WRITTEN EXERCISE
Wherever a line in the data below holds "page", copy that line.
- - - -
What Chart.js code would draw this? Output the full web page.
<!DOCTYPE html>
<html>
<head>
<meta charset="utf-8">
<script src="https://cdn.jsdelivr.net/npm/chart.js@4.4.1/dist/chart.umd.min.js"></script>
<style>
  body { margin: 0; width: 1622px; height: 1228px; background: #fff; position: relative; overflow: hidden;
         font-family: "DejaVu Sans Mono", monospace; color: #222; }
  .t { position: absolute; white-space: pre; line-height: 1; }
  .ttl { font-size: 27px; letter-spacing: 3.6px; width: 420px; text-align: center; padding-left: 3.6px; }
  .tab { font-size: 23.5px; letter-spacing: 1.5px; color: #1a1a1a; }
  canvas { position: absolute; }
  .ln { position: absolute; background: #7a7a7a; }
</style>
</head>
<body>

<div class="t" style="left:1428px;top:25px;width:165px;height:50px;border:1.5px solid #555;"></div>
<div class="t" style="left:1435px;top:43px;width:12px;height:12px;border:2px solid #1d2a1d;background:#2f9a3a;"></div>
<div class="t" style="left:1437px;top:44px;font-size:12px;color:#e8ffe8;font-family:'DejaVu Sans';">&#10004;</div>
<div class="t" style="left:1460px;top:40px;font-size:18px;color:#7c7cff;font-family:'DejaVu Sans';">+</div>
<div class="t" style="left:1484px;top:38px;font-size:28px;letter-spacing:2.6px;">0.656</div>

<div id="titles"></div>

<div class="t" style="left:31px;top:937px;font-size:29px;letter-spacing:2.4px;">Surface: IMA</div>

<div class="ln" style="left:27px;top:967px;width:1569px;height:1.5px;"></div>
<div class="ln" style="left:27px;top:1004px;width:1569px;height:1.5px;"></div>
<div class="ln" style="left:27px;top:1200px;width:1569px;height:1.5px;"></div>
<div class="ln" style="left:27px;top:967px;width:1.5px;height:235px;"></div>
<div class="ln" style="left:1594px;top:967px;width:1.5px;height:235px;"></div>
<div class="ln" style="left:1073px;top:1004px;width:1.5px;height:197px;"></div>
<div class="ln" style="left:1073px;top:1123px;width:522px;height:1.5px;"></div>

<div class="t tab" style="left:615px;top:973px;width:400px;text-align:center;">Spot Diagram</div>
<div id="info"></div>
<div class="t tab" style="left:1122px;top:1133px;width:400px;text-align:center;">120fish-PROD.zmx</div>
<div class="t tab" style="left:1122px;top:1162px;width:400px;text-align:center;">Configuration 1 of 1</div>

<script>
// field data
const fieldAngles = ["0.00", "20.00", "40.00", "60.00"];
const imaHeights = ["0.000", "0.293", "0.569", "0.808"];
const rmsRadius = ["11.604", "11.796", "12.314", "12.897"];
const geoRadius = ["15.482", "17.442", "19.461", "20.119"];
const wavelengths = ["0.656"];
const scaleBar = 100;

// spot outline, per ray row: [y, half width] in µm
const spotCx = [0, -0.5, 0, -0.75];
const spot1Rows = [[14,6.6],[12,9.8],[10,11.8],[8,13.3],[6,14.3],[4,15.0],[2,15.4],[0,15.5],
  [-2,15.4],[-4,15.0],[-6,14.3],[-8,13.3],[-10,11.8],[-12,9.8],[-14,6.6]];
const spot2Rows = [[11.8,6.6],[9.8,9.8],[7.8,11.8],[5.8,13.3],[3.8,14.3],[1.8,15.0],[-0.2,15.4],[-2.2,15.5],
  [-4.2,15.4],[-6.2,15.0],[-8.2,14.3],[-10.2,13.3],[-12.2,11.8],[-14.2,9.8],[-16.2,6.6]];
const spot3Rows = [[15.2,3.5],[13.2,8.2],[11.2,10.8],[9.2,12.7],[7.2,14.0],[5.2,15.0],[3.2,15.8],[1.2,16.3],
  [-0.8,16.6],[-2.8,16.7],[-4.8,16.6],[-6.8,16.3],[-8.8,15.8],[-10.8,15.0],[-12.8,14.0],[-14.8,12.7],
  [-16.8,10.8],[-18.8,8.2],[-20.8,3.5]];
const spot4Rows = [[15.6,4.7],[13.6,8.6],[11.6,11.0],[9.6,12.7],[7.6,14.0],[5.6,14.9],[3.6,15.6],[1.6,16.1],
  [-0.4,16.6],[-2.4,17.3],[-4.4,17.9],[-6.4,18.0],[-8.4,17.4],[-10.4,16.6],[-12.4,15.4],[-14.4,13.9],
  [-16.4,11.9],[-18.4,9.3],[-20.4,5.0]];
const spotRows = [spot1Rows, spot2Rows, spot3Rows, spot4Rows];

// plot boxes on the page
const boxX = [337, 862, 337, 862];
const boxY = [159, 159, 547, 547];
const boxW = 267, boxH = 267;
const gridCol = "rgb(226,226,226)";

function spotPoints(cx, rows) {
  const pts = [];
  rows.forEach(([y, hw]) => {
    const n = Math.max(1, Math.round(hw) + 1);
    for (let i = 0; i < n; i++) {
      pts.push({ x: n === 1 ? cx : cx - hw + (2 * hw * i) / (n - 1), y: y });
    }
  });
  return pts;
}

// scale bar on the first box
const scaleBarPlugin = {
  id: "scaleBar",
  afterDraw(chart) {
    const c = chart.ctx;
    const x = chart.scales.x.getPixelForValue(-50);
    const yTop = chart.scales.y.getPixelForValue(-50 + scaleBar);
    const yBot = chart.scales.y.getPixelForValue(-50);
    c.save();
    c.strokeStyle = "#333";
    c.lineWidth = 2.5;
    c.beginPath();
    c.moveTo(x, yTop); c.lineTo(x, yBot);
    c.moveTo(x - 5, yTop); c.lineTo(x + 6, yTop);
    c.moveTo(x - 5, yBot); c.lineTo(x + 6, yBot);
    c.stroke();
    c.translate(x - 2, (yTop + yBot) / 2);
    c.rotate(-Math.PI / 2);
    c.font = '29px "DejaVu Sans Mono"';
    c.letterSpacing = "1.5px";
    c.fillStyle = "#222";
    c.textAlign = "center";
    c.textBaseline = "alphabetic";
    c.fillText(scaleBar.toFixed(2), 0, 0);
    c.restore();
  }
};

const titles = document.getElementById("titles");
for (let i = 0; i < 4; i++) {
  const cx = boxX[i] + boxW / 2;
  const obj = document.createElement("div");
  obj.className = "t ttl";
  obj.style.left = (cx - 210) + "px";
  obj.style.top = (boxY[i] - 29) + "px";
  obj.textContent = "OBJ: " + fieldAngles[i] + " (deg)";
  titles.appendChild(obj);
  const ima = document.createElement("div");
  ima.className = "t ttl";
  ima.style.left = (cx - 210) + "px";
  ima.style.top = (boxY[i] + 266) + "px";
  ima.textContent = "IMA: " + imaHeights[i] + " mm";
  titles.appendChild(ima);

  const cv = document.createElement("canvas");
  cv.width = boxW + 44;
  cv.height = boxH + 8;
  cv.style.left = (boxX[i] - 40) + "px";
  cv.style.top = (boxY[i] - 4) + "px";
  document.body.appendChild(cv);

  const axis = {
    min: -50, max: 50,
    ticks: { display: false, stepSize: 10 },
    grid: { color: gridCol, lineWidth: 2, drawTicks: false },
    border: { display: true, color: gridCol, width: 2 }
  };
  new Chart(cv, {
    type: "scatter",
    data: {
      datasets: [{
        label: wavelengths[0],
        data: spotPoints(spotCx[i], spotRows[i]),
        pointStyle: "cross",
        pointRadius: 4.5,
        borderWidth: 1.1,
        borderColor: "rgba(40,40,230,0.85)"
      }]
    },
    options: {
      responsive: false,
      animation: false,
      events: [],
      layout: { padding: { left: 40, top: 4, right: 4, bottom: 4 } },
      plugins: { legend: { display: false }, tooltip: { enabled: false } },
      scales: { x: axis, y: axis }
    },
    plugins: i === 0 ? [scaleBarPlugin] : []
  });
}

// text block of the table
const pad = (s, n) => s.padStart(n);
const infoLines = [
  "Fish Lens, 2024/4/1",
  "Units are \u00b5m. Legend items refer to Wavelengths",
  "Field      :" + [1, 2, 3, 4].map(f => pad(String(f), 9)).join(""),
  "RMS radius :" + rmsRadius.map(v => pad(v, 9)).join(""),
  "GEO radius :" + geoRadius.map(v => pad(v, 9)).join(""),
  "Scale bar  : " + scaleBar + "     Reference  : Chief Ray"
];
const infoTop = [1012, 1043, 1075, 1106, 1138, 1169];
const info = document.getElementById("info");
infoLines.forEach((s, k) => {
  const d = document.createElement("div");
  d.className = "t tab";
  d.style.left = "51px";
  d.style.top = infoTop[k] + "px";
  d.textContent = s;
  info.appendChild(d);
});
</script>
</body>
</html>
- - - -
EXERCISE OUTPUT
What Chart.js code would draw this? Output the full web page.
// plot boxes on the page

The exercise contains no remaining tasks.